At 16.15 every team demoed. Every team had something that worked.

Deeper than I expected, across the board. Invoicetigator's not-quite-feasible idea, demoed for real. It surfaced real-world problems too, and the team already had plans for them. The lead-gen and sales "minions" team showed theirs working on real data. The kind you could act on the next morning, not a screenshot of what it might do one day.

(Their mental image of an AI agent is still, for the record, a Despicable Me minion.)

I could keep listing wins. I'm going to stop, because the wins are not the point of these write-ups, though I am proud of all of them.

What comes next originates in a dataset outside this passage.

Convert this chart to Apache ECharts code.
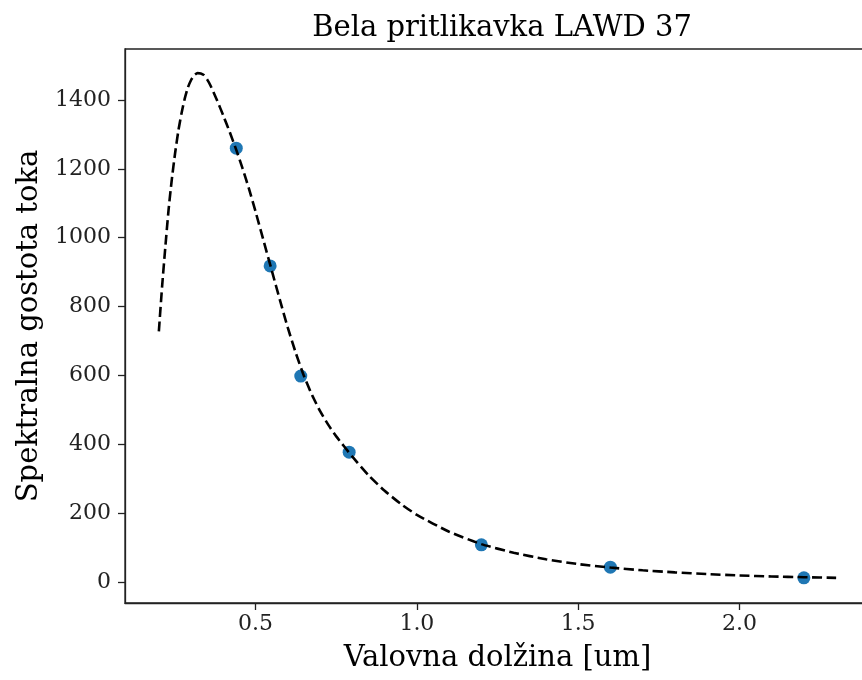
<!DOCTYPE html>
<html>
<head>
<meta charset="utf-8">
<title>Bela pritlikavka LAWD 37</title>
<script src="https://cdn.jsdelivr.net/npm/echarts@6/dist/echarts.min.js"></script>
<style>
  html, body { margin: 0; padding: 0; background: #fff; }
  #chart { width: 862px; height: 680px; }
</style>
</head>
<body>
<div id="chart"></div>
<script>
// izmerjene tocke (valovna dolzina v um, tok)
const measX = [0.44, 0.545, 0.64, 0.79, 1.2, 1.6, 2.2]
const measY = [1260, 918, 598, 377, 108, 43, 12]

// prilagojena krivulja (odcitana s slike)
const fitX = [0.20, 0.21, 0.22, 0.23, 0.24, 0.25, 0.26, 0.27, 0.28, 0.29, 0.30, 0.31, 0.32, 0.33, 0.34, 0.35, 0.36, 0.38, 0.40, 0.42, 0.44, 0.46, 0.48, 0.50, 0.525, 0.55, 0.575, 0.60, 0.625, 0.65, 0.675, 0.70, 0.725, 0.75, 0.80, 0.85, 0.90, 0.95, 1.00, 1.10, 1.20, 1.30, 1.40, 1.50, 1.60, 1.70, 1.80, 1.90, 2.00, 2.10, 2.20, 2.30]
const fitY = [728, 858, 972, 1080, 1168, 1243, 1308, 1360, 1403, 1436, 1458, 1472, 1478, 1477, 1472, 1459, 1442, 1400, 1354, 1306, 1255, 1200, 1140, 1075, 990, 905, 820, 738, 664, 598, 543, 496, 457, 423, 364, 310, 265, 227, 195, 146, 110, 85, 66, 52, 42, 34, 28, 23, 19, 16, 14, 12]

// oznake osi
const xTicks = [0.5, 1.0, 1.5, 2.0]
const yTicks = [0, 200, 400, 600, 800, 1000, 1200, 1400]

const font = 'DejaVu Serif'
const chart = echarts.init(document.getElementById('chart'))

const option = {
  animation: false,
  backgroundColor: '#fff',
  title: {
    text: 'Bela pritlikavka LAWD 37',
    left: 497,
    top: 9,
    textAlign: 'center',
    textStyle: { fontFamily: font, fontSize: 29, fontWeight: 'normal', color: '#000' }
  },
  grid: {
    left: 125,
    top: 49,
    width: 745,
    height: 554,
    show: true,
    borderColor: '#222',
    borderWidth: 1.3,
    backgroundColor: 'transparent',
    outerBoundsMode: 'none',
    containLabel: false
  },
  xAxis: {
    type: 'value',
    min: 0.095,
    max: 2.405,
    name: 'Valovna dolžina [um]',
    nameLocation: 'middle',
    nameGap: 41,
    nameTextStyle: { fontFamily: font, fontSize: 29, color: '#000' },
    axisLine: { show: true, onZero: false, lineStyle: { color: '#222', width: 1.3 } },
    axisTick: { show: true, length: 7, lineStyle: { color: '#222', width: 1.3 }, customValues: xTicks },
    axisLabel: {
      fontFamily: font, fontSize: 22, color: '#222', margin: 10,
      customValues: xTicks,
      formatter: (v) => v.toFixed(1)
    },
    splitLine: { show: false }
  },
  yAxis: {
    type: 'value',
    min: -61,
    max: 1548,
    name: 'Spektralna gostota toka',
    nameLocation: 'middle',
    nameGap: 80,
    nameTextStyle: { fontFamily: font, fontSize: 29, color: '#000' },
    axisLine: { show: true, onZero: false, lineStyle: { color: '#222', width: 1.3 } },
    axisTick: { show: true, length: 7, lineStyle: { color: '#222', width: 1.3 }, customValues: yTicks },
    axisLabel: {
      fontFamily: font, fontSize: 22, color: '#222', margin: 14,
      customValues: yTicks,
      formatter: (v) => String(v)
    },
    splitLine: { show: false }
  },
  series: [
    {
      name: 'meritve',
      type: 'scatter',
      data: measX.map((x, i) => [x, measY[i]]),
      symbolSize: 13,
      itemStyle: { color: '#1f77b4', opacity: 1 },
      z: 2
    },
    {
      name: 'krivulja',
      type: 'line',
      data: fitX.map((x, i) => [x, fitY[i]]),
      showSymbol: false,
      smooth: 0.2,
      lineStyle: { color: '#000', width: 2.6, type: [10, 4.5] },
      z: 3
    }
  ]
}

chart.setOption(option)
</script>
</body>
</html>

The test is still "Friday"

A working demo at 16.15 proves a team can build something real in a day. It is genuinely good news. It is also not what this was for.

Thursday was only ever the smaller half of the bet. The bigger half is whether the scarce skill, knowing what success looks like, shows up on a normal day. Friday. No hackathon buzz. No silly whiteboard. No minions. Just the work, and whether anyone reaches for the thing we spent two days practising.

I can't answer that yet. Nobody can, on a Thursday evening with a drink in hand. (They earned the drink.) What I can say is that the people who walked out tonight built more, cut smarter, and panicked less than a room of mostly-first-timers in a heat wave had any business doing.

Shaky but functional was enough for Thursday. The future asks for something steadier. Not a demo that works once, but a skill people reach for when the buzz is gone and we are back in our day-to-day routines.

We'll find out then whether it stuck.